Researchers at the University of Nevada-Las Vegas took a closer look at the max-cushioned running shoe craze. Specifically, they wondered what larger, more cushioned running shoes can do to a runner’s economy.
The researchers—Miles A. Mercer, Tori Stone, Jack Young and John Mercer of UNLV—presented their findings last week at the American College of Sports Medicine meeting in Boston. In their small study, 10 experienced runners were fitted with a pair of neutral running shoes with traditional cushioning (a pair of Adidas with Adiprene cushioning) and a pair of max-cushioned running shoes (Hoka One One Bondi 4s). Over two days, the runners did several sessions on the treadmill at various speeds and inclines. Each session lasted about 10 minutes and VO2 Max—an indication of running economy—was measured.

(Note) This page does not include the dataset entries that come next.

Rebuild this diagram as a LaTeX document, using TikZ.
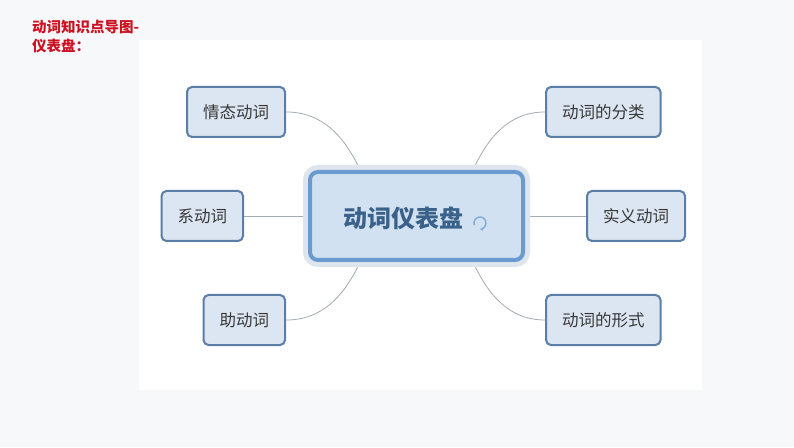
\documentclass[tikz,border=0pt]{standalone}
\usepackage{fontspec}
\setmainfont{Noto Sans CJK SC}
\usetikzlibrary{arrows.meta, positioning, backgrounds, calc}

\definecolor{pageback}{HTML}{F7F8FA}
\definecolor{topicfill}{HTML}{DCE6F2}
\definecolor{topicline}{HTML}{5A7EA6}
\definecolor{topictext}{HTML}{383838}
\definecolor{hubfill}{HTML}{D2E1F1}
\definecolor{hubline}{HTML}{6A9AD0}
\definecolor{hubglow}{HTML}{DEE5ED}
\definecolor{hubtext}{HTML}{3A6189}
\definecolor{branchline}{HTML}{A3ABB3}
\definecolor{iconline}{HTML}{7FAADA}
\definecolor{headred}{HTML}{CC1020}

\begin{document}
\begin{tikzpicture}[x=1pt, y=1pt,
    topic/.style={rectangle, draw=topicline, line width=2pt, fill=topicfill,
                  rounded corners=5pt, minimum height=50pt, inner xsep=16pt,
                  font=\fontsize{16.5}{18}\selectfont, text=topictext},
    hub/.style={rectangle, draw=hubline, line width=4pt, fill=hubfill,
                rounded corners=8pt, minimum width=213pt, minimum height=88pt,
                preaction={draw=hubglow, line width=14pt},
                font=\fontsize{24}{28}\selectfont\bfseries, text=hubtext},
    branch/.style={draw=branchline, line width=0.8pt},
    heading/.style={font=\fontsize{14.5}{19}\selectfont\bfseries, text=headred,
                    align=left, inner sep=0pt},
]
    \useasboundingbox (0,0) rectangle (794,447);

    \node[heading, anchor=north west] (title) at (32,427) {动词知识点导图-\\仪表盘：};

    % central topic
    \node[hub] (dash) at (416.5,231) {\raisebox{-12pt}[0pt][0pt]{动词仪表盘\hspace{26pt}}};
    \draw[iconline, line width=1.4pt, -{Stealth[length=4pt]}]
        ([shift={(63.5,-7)}]dash.center) ++(200:6) arc[start angle=200, end angle=-95, radius=6];

    % left branches
    \node[topic] (modal) [above left=32pt and 22pt of dash] {情态动词};
    \node[topic] (link)  [left=64pt of dash] {系动词};
    \node[topic] (aux)   [below left=32pt and 22pt of dash] {助动词};

    % right branches
    \node[topic] (kinds)    [above right=32pt and 20pt of dash] {动词的分类};
    \node[topic] (notional) [right=61pt of dash] {实义动词};
    \node[topic] (forms)    [below right=32pt and 20pt of dash] {动词的形式};

    \begin{scope}[on background layer]
        \fill[pageback] (0,0) rectangle (794,447);
        \fill[white] (139,57) rectangle (702,407);

        \draw[branch] (modal.east) to[out=0, in=115] ($(dash.north west)!0.24!(dash.north east)$);
        \draw[branch] (link.east) -- (dash.west);
        \draw[branch] (aux.east) to[out=0, in=-115] ($(dash.south west)!0.24!(dash.south east)$);
        \draw[branch] (kinds.west) to[out=180, in=65] ($(dash.north west)!0.76!(dash.north east)$);
        \draw[branch] (dash.east) -- (notional.west);
        \draw[branch] (forms.west) to[out=180, in=-65] ($(dash.south west)!0.76!(dash.south east)$);
    \end{scope}
\end{tikzpicture}
\end{document}
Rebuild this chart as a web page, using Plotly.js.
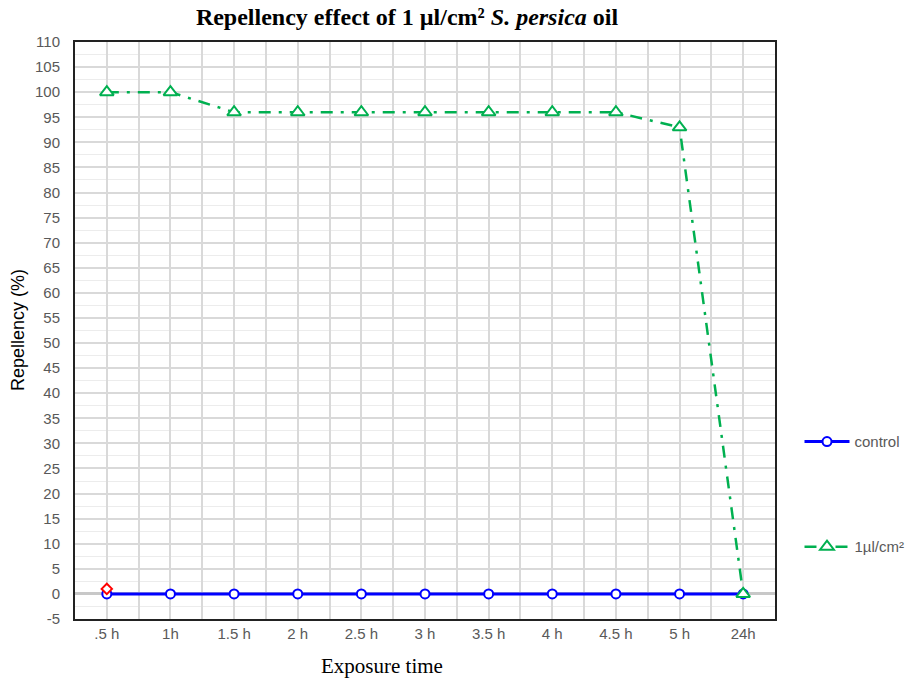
<!DOCTYPE html>
<html>
<head>
<meta charset="utf-8">
<script src="https://cdn.plot.ly/plotly-3.0.1.min.js"></script>
<style>html,body{margin:0;padding:0;background:#fff;}#chart{width:919px;height:681px;}</style>
</head>
<body>
<div id="chart"></div>
<script>
const categories = [".5 h", "1h", "1.5 h", "2 h", "2.5 h", "3 h", "3.5 h", "4 h", "4.5 h", "5 h", "24h"];
const controlValues = [0, 0, 0, 0, 0, 0, 0, 0, 0, 0, 0];
const treatmentValues = [100, 100, 96, 96, 96, 96, 96, 96, 96, 93, 0];
const outlierCategory = [".5 h"];
const outlierValue = [1];
const yTickVals = [-5,0,5,10,15,20,25,30,35,40,45,50,55,60,65,70,75,80,85,90,95,100,105,110];
const yTickText = ["-5","0","5","10","15","20","25","30","35","40","45","50","55","60","65","70","75","80","85","90","95","100","105","110"];

const tickFont = {family: "Liberation Sans, Arial, sans-serif", size: 15, color: "#595959"};

const traces = [
  {
    x: categories, y: controlValues, name: "control", type: "scatter", mode: "lines+markers",
    line: {color: "#0000ff", width: 3},
    marker: {symbol: "circle", size: 9, color: "#ffffff", line: {color: "#0000ff", width: 2}},
    legend: "legend"
  },
  {
    x: categories, y: treatmentValues, name: "1\u00b5l/cm\u00b2", type: "scatter", mode: "lines+markers",
    line: {color: "#00b050", width: 2.5, dash: "12px,8px,3px,8px"},
    marker: {symbol: "triangle-up", size: 12, color: "#ffffff", line: {color: "#00b050", width: 2}},
    legend: "legend2"
  },
  {
    x: outlierCategory, y: outlierValue, type: "scatter", mode: "markers", showlegend: false,
    marker: {symbol: "diamond", size: 8, color: "#ffffff", line: {color: "#ff0000", width: 2}},
    xaxis: "x2"
  }
];

const layout = {
  width: 919, height: 681,
  margin: {l: 75, r: 144, t: 42, b: 62, autoexpand: false},
  paper_bgcolor: "#ffffff", plot_bgcolor: "#ffffff",
  title: {
    text: "<b>Repellency effect of 1 \u00b5l/cm\u00b2 <i>S. persica</i> oil</b>",
    font: {family: "Liberation Serif, Times New Roman, serif", size: 24, color: "#000000"},
    x: 407/919, xref: "container", xanchor: "center",
    y: 1 - 17/681, yref: "container", yanchor: "middle"
  },
  xaxis: {
    type: "category", categoryorder: "array", categoryarray: categories,
    range: [-0.5, 10.5], tickson: "boundaries",
    showgrid: true, gridcolor: "#d9d9d9", gridwidth: 2,
    showline: true, linecolor: "#222222", linewidth: 2, mirror: true,
    ticks: "outside", ticklen: 10, tickcolor: "rgba(0,0,0,0)",
    tickfont: tickFont, zeroline: false, fixedrange: true
  },
  xaxis2: {
    type: "category", categoryorder: "array", categoryarray: categories,
    range: [-0.5, 10.5], overlaying: "x", anchor: "y",
    showgrid: true, gridcolor: "#d9d9d9", gridwidth: 2,
    showticklabels: false, showline: false, zeroline: false, fixedrange: true
  },
  yaxis: {
    range: [-5, 110], tickmode: "array", tickvals: yTickVals, ticktext: yTickText,
    showgrid: true, gridcolor: "#d9d9d9", gridwidth: 2,
    minor: {tickmode: "linear", tick0: 0, dtick: 2.5, showgrid: true, gridcolor: "#ececec", gridwidth: 1},
    zeroline: true, zerolinecolor: "#c8c8c8", zerolinewidth: 3,
    showline: true, linecolor: "#222222", linewidth: 2, mirror: true,
    ticks: "outside", ticklen: 10, tickcolor: "rgba(0,0,0,0)",
    tickfont: tickFont, fixedrange: true
  },
  legend: {
    x: 1.035, xanchor: "left", y: 0.307, yanchor: "middle",
    font: {family: "Liberation Sans, Arial, sans-serif", size: 15, color: "#595959"},
    bgcolor: "rgba(0,0,0,0)", itemwidth: 45
  },
  legend2: {
    x: 1.035, xanchor: "left", y: 0.125, yanchor: "middle",
    font: {family: "Liberation Sans, Arial, sans-serif", size: 15, color: "#595959"},
    bgcolor: "rgba(0,0,0,0)", itemwidth: 45
  },
  annotations: [
    {
      text: "Exposure time", xref: "paper", yref: "paper",
      x: (382 - 75) / 700, y: -(666 - 619) / 577, xanchor: "center", yanchor: "middle",
      showarrow: false, font: {family: "Liberation Serif, Times New Roman, serif", size: 21, color: "#000000"}
    },
    {
      text: "Repellency (%)", xref: "paper", yref: "paper", textangle: -90,
      x: (18 - 75) / 700, y: (619 - 330) / 577, xanchor: "center", yanchor: "middle",
      showarrow: false, font: {family: "Liberation Sans, Arial, sans-serif", size: 18, color: "#000000"}
    }
  ],
  showlegend: true
};

Plotly.newPlot("chart", traces, layout, {displayModeBar: false, staticPlot: true});
</script>
</body>
</html>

The conclusion? Researchers found that VO2 Max was not influenced by the shoe the runners were wearing. VO2 Max, as expected, was impacted by the speed of the treadmill and the incline of the treadmill—but not by which shoe the runners were wearing.
“It seems that the cushioning of the shoe (extreme vs. regular) play no role in the influence of running economy,” the study concludes.
Mercer told the New York Times that his colleagues hope to study injury patterns of max-cushioned shoes in the future.